From our apartment wedged beside a Hampton Inn in Miami Beach, the morning soundtrack is a symphony of honking horns—angry, insistent, and deeply personal, as if each driver believes their rage will somehow part the traffic like the Red Sea. I’m grateful we didn’t rent a car. Instead, we’ll wander on foot like civilized tourists and hop a trolley to today’s grand event: a five-hour tour of Miami’s greatest hits—its islands, its excess, and its curated chaos. Dinner and a boat ride are promised, which sounds either romantic or like a timeshare presentation with ocean views.

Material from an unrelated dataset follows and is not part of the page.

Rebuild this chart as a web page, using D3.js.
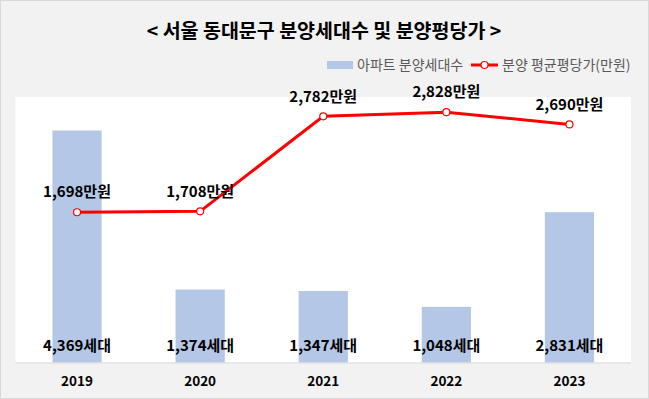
<!DOCTYPE html>
<html><head><meta charset="utf-8">
<script src="https://cdn.jsdelivr.net/npm/d3@7"></script>
<style>body{margin:0;background:#fff}svg{display:block}</style>
</head><body><svg id="c" width="649" height="399"></svg>
<script>
const years = ["2019","2020","2021","2022","2023"];
const units = [4369,1374,1347,1048,2831];
const prices = [1698,1708,2782,2828,2690];
const title = "< 서울 동대문구 분양세대수 및 분양평당가 >";
const legendBar = "아파트 분양세대수";
const legendLine = "분양 평균평당가(만원)";

const W=649,H=399;
const svg=d3.select("#c");
const font="'Noto Sans CJK KR','Noto Sans',sans-serif";
svg.append("rect").attr("x",0.5).attr("y",0.5).attr("width",W-1).attr("height",H-1)
  .attr("fill","#f2f2f2").attr("stroke","#d9d9d9");
const m={l:15.5,r:631,t:97,b:362.5};
svg.append("rect").attr("x",m.l).attr("y",m.t).attr("width",m.r-m.l).attr("height",m.b-m.t).attr("fill","#fff");

const x=d3.scaleBand().domain(years).range([m.l,m.r]).paddingInner(0.6).paddingOuter(0.3);
const yB=d3.scaleLinear().domain([0,5000]).range([m.b,m.t]);
const yL=d3.scaleLinear().domain([0,3000]).range([m.b,m.t]);

svg.selectAll(".bar").data(years).join("rect")
  .attr("x",d=>x(d)).attr("width",x.bandwidth())
  .attr("y",(d,i)=>yB(units[i])).attr("height",(d,i)=>m.b-yB(units[i]))
  .attr("fill","#b4c7e7");

const ax=svg.append("g").attr("transform",`translate(0,${m.b})`)
  .call(d3.axisBottom(x).tickSize(0).tickPadding(14));
ax.select(".domain").attr("stroke","#d9d9d9").attr("d",`M${m.l},0.5H${m.r}`);
ax.selectAll("text").attr("font-family",font).attr("font-size",13.5).attr("font-weight","bold").attr("fill","#000");

const cx=d=>x(d)+x.bandwidth()/2;
svg.selectAll(".bl").data(years).join("text")
  .attr("x",cx).attr("y",346).attr("dy","0.35em").attr("text-anchor","middle")
  .attr("font-family",font).attr("font-size",15).attr("font-weight","bold")
  .text((d,i)=>d3.format(",")(units[i])+"세대");

const line=d3.line().x(d=>cx(d)).y((d,i)=>yL(prices[i]));
svg.append("path").datum(years).attr("d",line).attr("fill","none").attr("stroke","#ff0000").attr("stroke-width",3);
svg.selectAll(".pt").data(years).join("circle")
  .attr("cx",cx).attr("cy",(d,i)=>yL(prices[i])).attr("r",3.5)
  .attr("fill","#fff").attr("stroke","#ff0000").attr("stroke-width",1.2);
svg.selectAll(".ll").data(years).join("text")
  .attr("x",cx).attr("y",(d,i)=>yL(prices[i])-20).attr("dy","0.35em").attr("text-anchor","middle")
  .attr("font-family",font).attr("font-size",15).attr("font-weight","bold")
  .text((d,i)=>d3.format(",")(prices[i])+"만원");

svg.append("text").attr("x",324).attr("y",31).attr("dy","0.35em").attr("text-anchor","middle")
  .attr("font-family",font).attr("font-size",19.5).attr("font-weight","bold").text(title);

const lg=svg.append("g").attr("font-family",font).attr("font-size",14).attr("fill","#595959");
lg.append("rect").attr("x",327).attr("y",61).attr("width",26).attr("height",8).attr("fill","#b4c7e7");
lg.append("text").attr("x",357).attr("y",65).attr("dy","0.35em").text(legendBar);
lg.append("line").attr("x1",471).attr("x2",498).attr("y1",65).attr("y2",65).attr("stroke","#ff0000").attr("stroke-width",3);
lg.append("circle").attr("cx",484.5).attr("cy",65).attr("r",3.5).attr("fill","#fff").attr("stroke","#ff0000").attr("stroke-width",1.2);
lg.append("text").attr("x",502).attr("y",65).attr("dy","0.35em").text(legendLine);
</script></body></html>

For my family, it’s all new—the pastel Art Deco, the swampy opulence, the omnipresent scent of tanning oil and ambition. But for me, a native Floridian, this is a strange pilgrimage, a nostalgia trip filtered through Botox and Beats headphones. Miami hasn’t changed—it’s just doubled down. This isn’t a city. It’s a humid runway where the rich and surgically sculpted flex their flesh like currency. I feel like I’m attending a party I wasn’t invited to, wearing the wrong shoes and ten years too late.
This morning, my wife and I walked the edge of the Atlantic, and I was struck by how different it smells from the Pacific. The Pacific has that cold, salty hush. The Atlantic? It smells lush—warm, sweet, almost suggestive. Like a pineapple cocktail is about to glide down from the clouds and whisper, “Welcome, darling.” There’s something in the air here that makes you believe life is one long poolside flirtation—until you check your bank account or your blood pressure.
Still, I’m looking forward to going home. Say what you will about Los Angeles—it’s neurotic, performative, and addicted to traffic—but compared to Miami Beach, it’s practically Amish.